Sarin (1997) studied the fully developed steady laminar flow of an idealized elastico-viscous liquid through a curved tube with elliptic cross section. It was shown that if the curvature of the pipe was increasede, there will be delay in setting up a secondary motion. The shear stress was found to be larger at the major axis and the outer bend than at the minor axis and the inner bend. The curvature seemed to increase the wall shear stress on the outside wall and to decrease it on the inside wall. The influence of helix axial inclination angle to the horizontal plane on the fractional pressure drop of single phase water and steam-water two-phase flows were studied in a pressure range of 3.0-3.5 MPa by Guo et al. (2001). Two helically coiled tubes were employed as test sections and their four different helix axial inclinations were examined. It is found that helix axial angles have little influence on the single-phase frictional pressure drop, while variation of the steam-water two-phase flow frictional pressure drop was enlarged to 70%. In a further study the same authors examined the two-phase flow of steam-water to characterize pressure drop oscillations in a closed loop steam generator system (2001).
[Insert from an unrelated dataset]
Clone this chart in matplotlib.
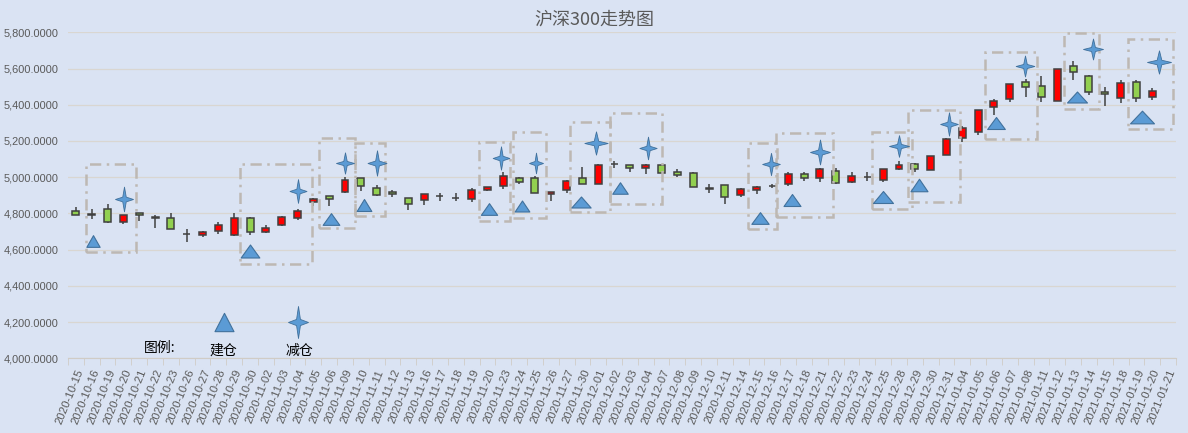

Ali (2001) developed a correlation between pressure drop and flow rate for helical coils by using the Euler number, the Reynolds number and a new geometrical number which is a function of the equivalent diameter of the coil (taking pitch into account), the inside diameter of the tube, and length of the coiled tube. He suggested that there are four regions of flow, a laminar, a turbulent and two ranges of transitional flow.